> Instruction
From the very first line of the data to the line containing "import plotly.graph_objects as go", retype everything exactly, leaving the pictures behind.

> Dataset content
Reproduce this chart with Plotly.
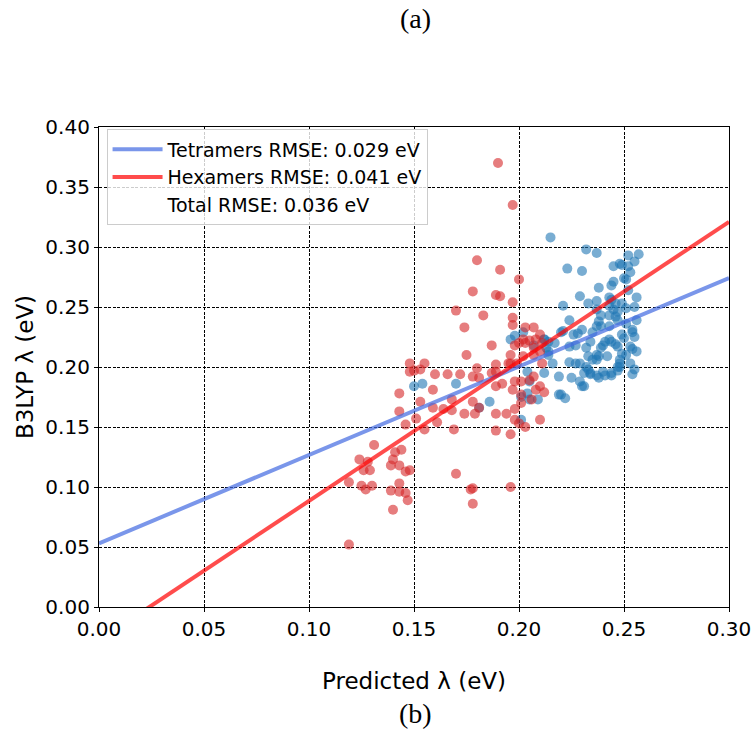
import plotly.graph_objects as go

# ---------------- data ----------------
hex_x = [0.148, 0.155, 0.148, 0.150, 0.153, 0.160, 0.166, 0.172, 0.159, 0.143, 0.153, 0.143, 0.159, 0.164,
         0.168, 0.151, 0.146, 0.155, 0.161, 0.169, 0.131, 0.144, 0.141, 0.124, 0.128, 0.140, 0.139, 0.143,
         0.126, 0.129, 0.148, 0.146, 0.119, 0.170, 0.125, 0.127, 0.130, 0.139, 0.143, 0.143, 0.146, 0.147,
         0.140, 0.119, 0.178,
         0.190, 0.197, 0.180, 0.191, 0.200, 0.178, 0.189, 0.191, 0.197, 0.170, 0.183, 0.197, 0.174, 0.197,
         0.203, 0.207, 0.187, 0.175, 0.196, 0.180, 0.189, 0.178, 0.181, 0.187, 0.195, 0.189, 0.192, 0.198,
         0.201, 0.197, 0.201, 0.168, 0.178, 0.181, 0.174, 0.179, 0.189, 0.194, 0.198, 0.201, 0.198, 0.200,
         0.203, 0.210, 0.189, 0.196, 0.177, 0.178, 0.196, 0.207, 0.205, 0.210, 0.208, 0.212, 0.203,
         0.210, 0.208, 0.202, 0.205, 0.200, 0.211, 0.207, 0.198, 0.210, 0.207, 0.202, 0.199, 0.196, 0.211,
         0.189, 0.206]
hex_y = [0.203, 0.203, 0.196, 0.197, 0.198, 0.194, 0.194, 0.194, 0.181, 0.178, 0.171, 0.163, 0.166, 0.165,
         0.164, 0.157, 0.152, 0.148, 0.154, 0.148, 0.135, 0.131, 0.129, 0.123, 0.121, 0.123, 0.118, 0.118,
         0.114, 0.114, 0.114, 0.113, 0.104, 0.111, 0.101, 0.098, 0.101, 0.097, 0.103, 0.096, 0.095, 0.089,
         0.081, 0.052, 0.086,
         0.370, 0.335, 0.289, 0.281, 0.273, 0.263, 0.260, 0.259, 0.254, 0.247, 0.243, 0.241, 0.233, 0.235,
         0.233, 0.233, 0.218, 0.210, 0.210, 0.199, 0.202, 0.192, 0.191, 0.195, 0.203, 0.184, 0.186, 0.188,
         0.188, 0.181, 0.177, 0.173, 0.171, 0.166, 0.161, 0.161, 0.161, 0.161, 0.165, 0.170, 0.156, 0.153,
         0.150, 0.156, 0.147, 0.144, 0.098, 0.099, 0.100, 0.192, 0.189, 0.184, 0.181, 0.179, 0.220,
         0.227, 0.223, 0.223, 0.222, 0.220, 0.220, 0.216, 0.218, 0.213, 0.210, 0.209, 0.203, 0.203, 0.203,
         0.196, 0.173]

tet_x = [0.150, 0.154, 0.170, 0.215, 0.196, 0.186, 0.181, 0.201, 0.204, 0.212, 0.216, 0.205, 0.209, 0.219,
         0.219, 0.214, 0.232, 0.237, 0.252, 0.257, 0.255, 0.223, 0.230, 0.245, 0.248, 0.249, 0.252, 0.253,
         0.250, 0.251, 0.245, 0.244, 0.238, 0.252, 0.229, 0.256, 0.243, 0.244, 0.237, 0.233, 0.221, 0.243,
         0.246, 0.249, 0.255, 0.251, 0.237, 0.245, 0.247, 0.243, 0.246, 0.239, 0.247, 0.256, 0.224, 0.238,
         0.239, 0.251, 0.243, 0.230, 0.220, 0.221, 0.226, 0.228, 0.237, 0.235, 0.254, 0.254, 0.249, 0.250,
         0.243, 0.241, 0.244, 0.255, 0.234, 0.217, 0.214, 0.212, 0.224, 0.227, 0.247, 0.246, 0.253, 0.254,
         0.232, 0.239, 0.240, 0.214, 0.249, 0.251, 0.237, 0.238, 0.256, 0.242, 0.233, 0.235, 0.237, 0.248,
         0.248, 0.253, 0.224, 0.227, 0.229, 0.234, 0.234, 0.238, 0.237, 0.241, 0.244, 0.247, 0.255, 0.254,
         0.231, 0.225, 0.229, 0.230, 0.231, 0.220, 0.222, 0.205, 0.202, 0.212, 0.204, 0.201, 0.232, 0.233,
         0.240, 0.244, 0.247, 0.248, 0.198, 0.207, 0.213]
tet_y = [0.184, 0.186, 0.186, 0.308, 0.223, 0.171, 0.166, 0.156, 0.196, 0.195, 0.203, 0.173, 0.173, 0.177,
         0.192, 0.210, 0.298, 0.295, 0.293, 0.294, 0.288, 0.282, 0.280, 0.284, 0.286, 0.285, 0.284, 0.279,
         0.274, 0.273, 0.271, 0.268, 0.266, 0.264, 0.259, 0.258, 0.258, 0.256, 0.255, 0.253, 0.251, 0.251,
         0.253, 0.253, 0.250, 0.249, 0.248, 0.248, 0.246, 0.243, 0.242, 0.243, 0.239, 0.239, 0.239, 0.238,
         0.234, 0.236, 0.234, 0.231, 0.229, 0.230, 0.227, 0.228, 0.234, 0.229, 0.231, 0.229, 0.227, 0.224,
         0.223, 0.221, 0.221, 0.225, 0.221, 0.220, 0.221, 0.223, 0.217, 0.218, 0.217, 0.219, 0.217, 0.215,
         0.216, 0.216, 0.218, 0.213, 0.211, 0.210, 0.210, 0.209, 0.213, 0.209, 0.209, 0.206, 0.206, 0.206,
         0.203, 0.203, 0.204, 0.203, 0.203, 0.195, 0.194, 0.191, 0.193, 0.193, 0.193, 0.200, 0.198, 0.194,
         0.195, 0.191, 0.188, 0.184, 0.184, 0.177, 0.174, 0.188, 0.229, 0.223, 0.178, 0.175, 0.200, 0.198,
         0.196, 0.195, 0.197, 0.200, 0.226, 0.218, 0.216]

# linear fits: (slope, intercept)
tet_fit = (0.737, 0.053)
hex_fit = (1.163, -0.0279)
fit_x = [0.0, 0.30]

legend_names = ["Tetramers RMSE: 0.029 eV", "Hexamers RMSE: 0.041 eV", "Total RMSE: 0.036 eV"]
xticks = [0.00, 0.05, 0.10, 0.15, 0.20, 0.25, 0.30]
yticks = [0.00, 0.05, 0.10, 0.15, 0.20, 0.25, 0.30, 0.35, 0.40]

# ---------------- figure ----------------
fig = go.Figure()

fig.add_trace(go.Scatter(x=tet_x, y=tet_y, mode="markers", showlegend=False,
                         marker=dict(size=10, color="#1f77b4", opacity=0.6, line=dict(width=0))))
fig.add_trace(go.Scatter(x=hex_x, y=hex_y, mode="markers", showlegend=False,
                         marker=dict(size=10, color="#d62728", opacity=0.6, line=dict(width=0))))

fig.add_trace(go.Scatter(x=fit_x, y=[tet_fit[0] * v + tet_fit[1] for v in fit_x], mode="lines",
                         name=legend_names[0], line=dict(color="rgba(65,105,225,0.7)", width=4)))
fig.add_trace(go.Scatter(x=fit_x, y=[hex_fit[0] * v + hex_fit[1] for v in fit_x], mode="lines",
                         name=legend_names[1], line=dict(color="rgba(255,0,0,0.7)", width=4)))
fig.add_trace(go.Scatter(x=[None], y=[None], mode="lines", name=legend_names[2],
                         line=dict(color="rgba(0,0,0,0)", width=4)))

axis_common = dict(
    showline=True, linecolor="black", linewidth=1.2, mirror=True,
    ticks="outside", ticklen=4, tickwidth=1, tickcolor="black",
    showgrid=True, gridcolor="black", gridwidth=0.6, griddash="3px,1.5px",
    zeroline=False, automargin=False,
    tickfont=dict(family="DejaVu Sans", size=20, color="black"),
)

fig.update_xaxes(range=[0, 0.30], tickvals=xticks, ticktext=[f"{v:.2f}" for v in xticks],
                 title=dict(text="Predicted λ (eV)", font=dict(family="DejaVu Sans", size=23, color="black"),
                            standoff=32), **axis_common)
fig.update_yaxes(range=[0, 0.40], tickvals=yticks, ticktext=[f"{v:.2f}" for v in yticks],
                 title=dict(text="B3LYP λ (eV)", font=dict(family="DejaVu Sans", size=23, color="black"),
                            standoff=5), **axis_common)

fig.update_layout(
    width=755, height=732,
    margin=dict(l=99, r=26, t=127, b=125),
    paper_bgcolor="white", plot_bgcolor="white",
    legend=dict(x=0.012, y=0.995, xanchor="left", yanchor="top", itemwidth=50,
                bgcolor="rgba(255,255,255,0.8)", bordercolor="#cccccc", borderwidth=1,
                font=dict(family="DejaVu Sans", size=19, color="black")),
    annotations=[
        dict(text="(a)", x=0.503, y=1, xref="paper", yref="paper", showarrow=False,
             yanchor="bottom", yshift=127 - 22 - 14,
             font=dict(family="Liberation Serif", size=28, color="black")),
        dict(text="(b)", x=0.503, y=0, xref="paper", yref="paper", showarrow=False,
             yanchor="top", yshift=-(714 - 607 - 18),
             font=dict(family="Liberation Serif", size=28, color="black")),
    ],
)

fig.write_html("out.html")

> Exercise solution
Reproduce this chart with Plotly.
import plotly.graph_objects as go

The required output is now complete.